De bestreden uitspraak bevat ten aanzien van de strafoplegging onder meer de volgende beslissingen:
"veroordeelt de verdachte tot een gevangenisstraf voor de duur van 4 (vier) maanden;
bepaalt dat de gevangenisstraf niet ten uitvoer zal worden gelegd, tenzij de rechter later anders mocht gelasten omdat de verdachte zich voor het einde van een proeftijd van 3 (drie) jaren aan een strafbaar feit heeft schuldig gemaakt of ten behoeve van vaststelling identiteit geen medewerking heeft verleend aan het nemen van vingerafdrukken of geen identiteitsbewijs als bedoeld in artikel 1 Wet op de identificatieplicht ter inzage heeft aangeboden, dan wel de hierna te noemen bijzondere voorwaarde(n) niet heeft nageleefd;
stelt als bijzondere voorwaarde dat:
- het de veroordeelde gedurende de volledige proeftijd verboden is zich te bevinden in Rotterdam binnen een straal van 100 meter van het gerechtsgebouw te Rotterdam, tenzij hij aldaar dient te verschijnen met betrekking tot een rechtszaak;
- het de veroordeelde gedurende de volledige proeftijd verboden is contact te leggen of te laten leggen met [getuige 9];
- het de veroordeelde gedurende de volledige proeftijd verboden is zich te bevinden in Schiedam binnen een straal van 500 meter van de woning van [getuige 9];
- niet met sandwichborden om zal lopen, bevattende teksten met betrekking tot [getuige 9];
- geen pamfletten/flyers zal uitdelen of opplakken, bevattende teksten met betrekking tot [getuige 9];
beveelt dat voormelde voorwaarden dadelijk uitvoerbaar zijn."

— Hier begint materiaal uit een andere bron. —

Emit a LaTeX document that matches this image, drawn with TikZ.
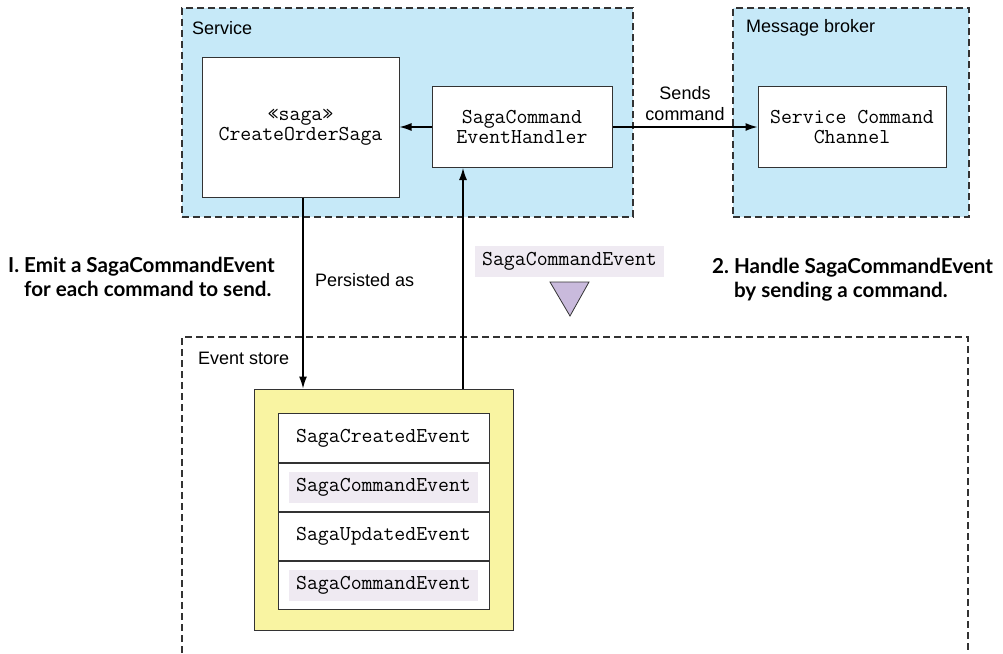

Het Hof heeft ten aanzien van de strafoplegging onder meer het volgende overwogen:
"Verdachte heeft zich een geruime tijd schuldig gemaakt aan belaging van een officier van justitie, zoals bewezenverklaard. Het feit dat verdachte het niet eens is met een beslissing van het openbaar ministerie,
i.c. tot niet vervolging, mag geen reden zijn voor belaging van een officier van justitie. Artikel 12 van het Wetboek van Strafvordering biedt de mogelijkheid zich te beklagen over een beslissing tot niet vervolging. Wanneer dat rechtsmiddel niet of vergeefs is aangewend, dient de rechtzoekende zich daarbij neer te leggen. Het gaat in een rechtsstaat niet aan om vervolgens het openbare en privéleven van een ambtsdrager te verstoren teneinde op die manier zijn onvrede te betuigen.
Het hof heeft in het nadeel van de verdachte acht geslagen op een de verdachte betreffend uittreksel Justitiële Documentatie d.d. 31 juli 2013, waaruit blijkt dat de verdachte eerder onherroepelijk is veroordeeld voor het plegen van een soortgelijk feit. Dat heeft hem er kennelijk niet van weerhouden het onderhavige feit te plegen.
Voorts heeft het hof acht geslagen op het rapport van Reclassering Nederland, d.d. 22 februari 2012, waarin het recidiverisico als hoog gemiddeld wordt ingeschat. Ter terechtzitting in hoger beroep heeft de verdachte op geen enkele wijze blijk gegeven het laakbare van zijn handelingen in te zien."
3 Beoordeling van het eerste, het tweede en het derde middel
De middelen kunnen niet tot cassatie leiden. Dit behoeft, gezien art. 81, eerste lid, RO, geen nadere motivering nu de middelen niet nopen tot beantwoording van rechtsvragen in het belang van de rechtseenheid of de rechtsontwikkeling.